--- begin RECORDS FOR PROCESSING ---

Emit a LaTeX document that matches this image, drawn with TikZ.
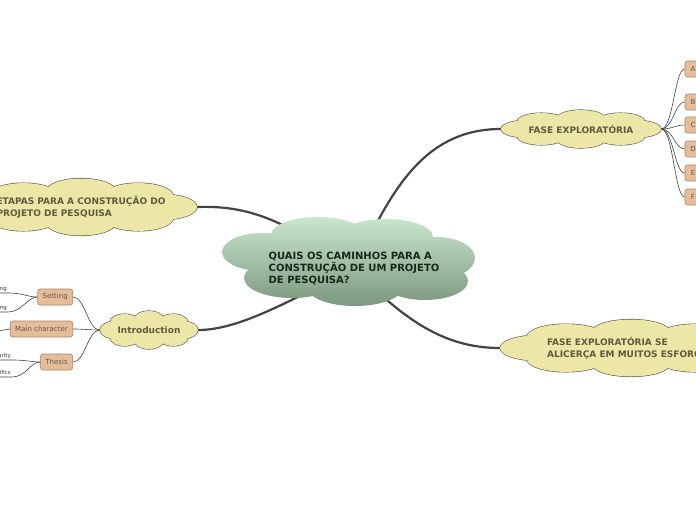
\documentclass[tikz,border=0pt]{standalone}
\usepackage{fontspec}
\setmainfont{DejaVu Sans}
\usetikzlibrary{calc,backgrounds}
\definecolor{mapdark}{HTML}{444444}
\definecolor{cloudyellow}{HTML}{ECE7A6}
\definecolor{cloudline}{HTML}{5A5A4C}
\definecolor{topictext}{HTML}{5E5B40}
\definecolor{centertop}{HTML}{CBE6CE}
\definecolor{centerbottom}{HTML}{7B987F}
\definecolor{centertext}{HTML}{15291A}
\definecolor{tagfill}{HTML}{E5BD9B}
\definecolor{tagline}{HTML}{A9866A}
\definecolor{tagtext}{HTML}{6A5746}

% yellow cloud round a topic node: #1 node, #2 half width, #3 half height
\newcommand\puffcloud[3]{%
  \foreach \ang in {0,45,...,315}
    \draw[cloudline, line width=1.2pt] ($(#1.center)+({0.7*#2*cos(\ang)},{0.55*#3*sin(\ang)})$)
      ellipse [x radius={0.3*#2}, y radius={0.45*#3}];
  \foreach \ang in {0,45,...,315}
    \fill[cloudyellow] ($(#1.center)+({0.7*#2*cos(\ang)},{0.55*#3*sin(\ang)})$)
      ellipse [x radius={0.3*#2}, y radius={0.45*#3}];
  \fill[cloudyellow] (#1.center) ellipse [x radius={0.8*#2}, y radius={0.7*#3}];
}

\begin{document}
\begin{tikzpicture}[x=1pt, y=-1pt,
        topic/.style={text=topictext, font=\fontsize{9}{12}\selectfont\bfseries,
                      align=left, inner sep=0pt},
        main/.style={text=centertext, font=\fontsize{10}{12}\selectfont\bfseries,
                     align=left, inner sep=0pt},
        tag/.style={draw=tagline, line width=0.6pt, rounded corners=2.5pt, fill=tagfill,
                    text=tagtext, font=\fontsize{7}{8}\selectfont, minimum height=16pt,
                    inner xsep=5pt, inner ysep=0pt},
        letter/.style={tag, minimum width=16pt, inner xsep=0pt},
        leaf/.style={font=\fontsize{5.5}{6}\selectfont, text=black!80, inner sep=1pt, anchor=south east},
        branch/.style={draw=mapdark, line width=2.2pt},
        twig/.style={draw=mapdark, line width=0.6pt}
      ]
        \useasboundingbox (0,0) rectangle (696,520);
        \clip (0,0) rectangle (696,520);

        \node[main]  (quest)   at (354,269) {QUAIS OS CAMINHOS PARA A\\CONSTRUÇÃO DE UM PROJETO\\DE PESQUISA?};
        \node[topic, minimum width=232pt, minimum height=57pt] (etapas)  at (81,207)  {ETAPAS PARA A CONSTRUÇÃO DO\\PROJETO DE PESQUISA};
        \node[topic, minimum width=160pt, minimum height=38pt] (explo)   at (581,129) {FASE EXPLORATÓRIA};
        \node[topic, minimum width=262pt, minimum height=57pt] (esforco) at (631,348) {FASE EXPLORATÓRIA SE\\ALICERÇA EM MUITOS ESFORÇOS};
        \node[topic, minimum width=98pt,  minimum height=38pt] (intro)   at (149,330) {Introduction};

        \node[letter] (a) at (693,69)  {A};
        \node[letter] (b) at (693,102) {B};
        \node[letter] (c) at (693,125) {C};
        \node[letter] (d) at (693,149) {D};
        \node[letter] (e) at (693,173) {E};
        \node[letter] (f) at (693,197) {F};

        \node[tag, anchor=east] (setting) at (73,297) {Setting};
        \node[tag, anchor=east] (hero)    at (73,329) {Main character};
        \node[tag, anchor=east] (thesis)  at (73,362) {Thesis};

        \node[leaf] (open)  at (8,293)  {Opening};
        \node[leaf] (end)   at (8,312)  {Ending};
        \node[leaf] (name)  at (-2,331) {Name};
        \node[leaf] (clear) at (12,360) {Clarity};
        \node[leaf] (spec)  at (12,377) {Specifics};

        \begin{scope}[on background layer]
          \fill[white] (0,0) rectangle (696,520);
          \draw[branch] (quest.center) .. controls (290,225) and (255,205) .. (etapas.east);
          \draw[branch] (quest.center) .. controls (388,198) and (420,129) .. (explo.west);
          \draw[branch] (quest.center) .. controls (400,315) and (440,348) .. (esforco.west);
          \draw[branch] (quest.center) .. controls (290,300) and (240,330) .. (intro.east);

          \foreach \t in {a,b,c,d,e,f}
            \draw[twig] (explo.east) .. controls +(12,0) and +(-10,0) .. (\t.west);
          \foreach \t in {setting,hero,thesis}
            \draw[twig] (intro.west) .. controls +(-12,0) and +(12,0) .. (\t.east);

          \draw[twig] (open.south west) -- (open.south east) .. controls +(16,0) and +(-10,0) .. (setting.west);
          \draw[twig] (end.south west) -- (end.south east) .. controls +(14,0) and +(-10,0) .. (setting.west);
          \draw[twig] (name.south west) -- (name.south east) -- (hero.west);
          \draw[twig] (clear.south west) -- (clear.south east) .. controls +(16,0) and +(-10,0) .. (thesis.west);
          \draw[twig] (spec.south west) -- (spec.south east) .. controls +(14,0) and +(-10,0) .. (thesis.west);

          \shade[top color=centertop, bottom color=centerbottom]
            (318,235) ellipse [x radius=47, y radius=18]
            (386,237) ellipse [x radius=47, y radius=18]
            (262,252) ellipse [x radius=40, y radius=19]
            (292,278) ellipse [x radius=48, y radius=20]
            (355,287) ellipse [x radius=48, y radius=19]
            (425,281) ellipse [x radius=43, y radius=19]
            (437,258) ellipse [x radius=38, y radius=21]
            (350,262) ellipse [x radius=100, y radius=30];

          \puffcloud{etapas}{116}{28.5}
          \puffcloud{explo}{80}{19}
          \puffcloud{esforco}{131}{28.5}
          \puffcloud{intro}{49}{19}
        \end{scope}
      \end{tikzpicture}
\end{document}
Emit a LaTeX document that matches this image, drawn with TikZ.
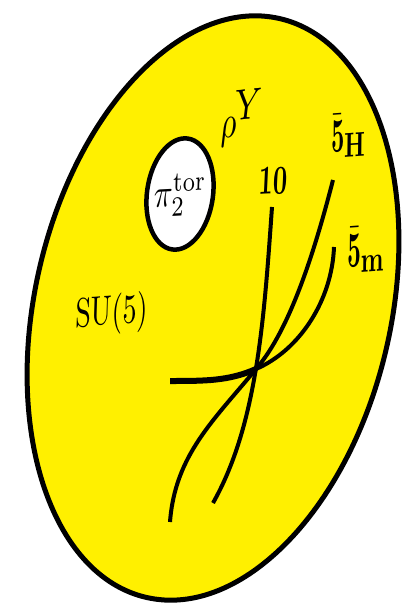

--- end RECORDS FOR PROCESSING ---

> [TASK] Repeat the records above verbatim, with no pictures in the result.

> [RESULT]
Emit a LaTeX document that matches this image, drawn with TikZ.
\documentclass[tikz,border=0pt]{standalone}
\usepackage{fontspec}
\setmainfont{DejaVu Sans}
\usetikzlibrary{calc,backgrounds}
\definecolor{mapdark}{HTML}{444444}
\definecolor{cloudyellow}{HTML}{ECE7A6}
\definecolor{cloudline}{HTML}{5A5A4C}
\definecolor{topictext}{HTML}{5E5B40}
\definecolor{centertop}{HTML}{CBE6CE}
\definecolor{centerbottom}{HTML}{7B987F}
\definecolor{centertext}{HTML}{15291A}
\definecolor{tagfill}{HTML}{E5BD9B}
\definecolor{tagline}{HTML}{A9866A}
\definecolor{tagtext}{HTML}{6A5746}

% yellow cloud round a topic node: #1 node, #2 half width, #3 half height
\newcommand\puffcloud[3]{%
  \foreach \ang in {0,45,...,315}
    \draw[cloudline, line width=1.2pt] ($(#1.center)+({0.7*#2*cos(\ang)},{0.55*#3*sin(\ang)})$)
      ellipse [x radius={0.3*#2}, y radius={0.45*#3}];
  \foreach \ang in {0,45,...,315}
    \fill[cloudyellow] ($(#1.center)+({0.7*#2*cos(\ang)},{0.55*#3*sin(\ang)})$)
      ellipse [x radius={0.3*#2}, y radius={0.45*#3}];
  \fill[cloudyellow] (#1.center) ellipse [x radius={0.8*#2}, y radius={0.7*#3}];
}

\begin{document}
\begin{tikzpicture}[x=1pt, y=-1pt,
        topic/.style={text=topictext, font=\fontsize{9}{12}\selectfont\bfseries,
                      align=left, inner sep=0pt},
        main/.style={text=centertext, font=\fontsize{10}{12}\selectfont\bfseries,
                     align=left, inner sep=0pt},
        tag/.style={draw=tagline, line width=0.6pt, rounded corners=2.5pt, fill=tagfill,
                    text=tagtext, font=\fontsize{7}{8}\selectfont, minimum height=16pt,
                    inner xsep=5pt, inner ysep=0pt},
        letter/.style={tag, minimum width=16pt, inner xsep=0pt},
        leaf/.style={font=\fontsize{5.5}{6}\selectfont, text=black!80, inner sep=1pt, anchor=south east},
        branch/.style={draw=mapdark, line width=2.2pt},
        twig/.style={draw=mapdark, line width=0.6pt}
      ]
        \useasboundingbox (0,0) rectangle (696,520);
        \clip (0,0) rectangle (696,520);

        \node[main]  (quest)   at (354,269) {QUAIS OS CAMINHOS PARA A\\CONSTRUÇÃO DE UM PROJETO\\DE PESQUISA?};
        \node[topic, minimum width=232pt, minimum height=57pt] (etapas)  at (81,207)  {ETAPAS PARA A CONSTRUÇÃO DO\\PROJETO DE PESQUISA};
        \node[topic, minimum width=160pt, minimum height=38pt] (explo)   at (581,129) {FASE EXPLORATÓRIA};
        \node[topic, minimum width=262pt, minimum height=57pt] (esforco) at (631,348) {FASE EXPLORATÓRIA SE\\ALICERÇA EM MUITOS ESFORÇOS};
        \node[topic, minimum width=98pt,  minimum height=38pt] (intro)   at (149,330) {Introduction};

        \node[letter] (a) at (693,69)  {A};
        \node[letter] (b) at (693,102) {B};
        \node[letter] (c) at (693,125) {C};
        \node[letter] (d) at (693,149) {D};
        \node[letter] (e) at (693,173) {E};
        \node[letter] (f) at (693,197) {F};

        \node[tag, anchor=east] (setting) at (73,297) {Setting};
        \node[tag, anchor=east] (hero)    at (73,329) {Main character};
        \node[tag, anchor=east] (thesis)  at (73,362) {Thesis};

        \node[leaf] (open)  at (8,293)  {Opening};
        \node[leaf] (end)   at (8,312)  {Ending};
        \node[leaf] (name)  at (-2,331) {Name};
        \node[leaf] (clear) at (12,360) {Clarity};
        \node[leaf] (spec)  at (12,377) {Specifics};

        \begin{scope}[on background layer]
          \fill[white] (0,0) rectangle (696,520);
          \draw[branch] (quest.center) .. controls (290,225) and (255,205) .. (etapas.east);
          \draw[branch] (quest.center) .. controls (388,198) and (420,129) .. (explo.west);
          \draw[branch] (quest.center) .. controls (400,315) and (440,348) .. (esforco.west);
          \draw[branch] (quest.center) .. controls (290,300) and (240,330) .. (intro.east);

          \foreach \t in {a,b,c,d,e,f}
            \draw[twig] (explo.east) .. controls +(12,0) and +(-10,0) .. (\t.west);
          \foreach \t in {setting,hero,thesis}
            \draw[twig] (intro.west) .. controls +(-12,0) and +(12,0) .. (\t.east);

          \draw[twig] (open.south west) -- (open.south east) .. controls +(16,0) and +(-10,0) .. (setting.west);
          \draw[twig] (end.south west) -- (end.south east) .. controls +(14,0) and +(-10,0) .. (setting.west);
          \draw[twig] (name.south west) -- (name.south east) -- (hero.west);
          \draw[twig] (clear.south west) -- (clear.south east) .. controls +(16,0) and +(-10,0) .. (thesis.west);
          \draw[twig] (spec.south west) -- (spec.south east) .. controls +(14,0) and +(-10,0) .. (thesis.west);

          \shade[top color=centertop, bottom color=centerbottom]
            (318,235) ellipse [x radius=47, y radius=18]
            (386,237) ellipse [x radius=47, y radius=18]
            (262,252) ellipse [x radius=40, y radius=19]
            (292,278) ellipse [x radius=48, y radius=20]
            (355,287) ellipse [x radius=48, y radius=19]
            (425,281) ellipse [x radius=43, y radius=19]
            (437,258) ellipse [x radius=38, y radius=21]
            (350,262) ellipse [x radius=100, y radius=30];

          \puffcloud{etapas}{116}{28.5}
          \puffcloud{explo}{80}{19}
          \puffcloud{esforco}{131}{28.5}
          \puffcloud{intro}{49}{19}
        \end{scope}
      \end{tikzpicture}
\end{document}
Emit a LaTeX document that matches this image, drawn with TikZ.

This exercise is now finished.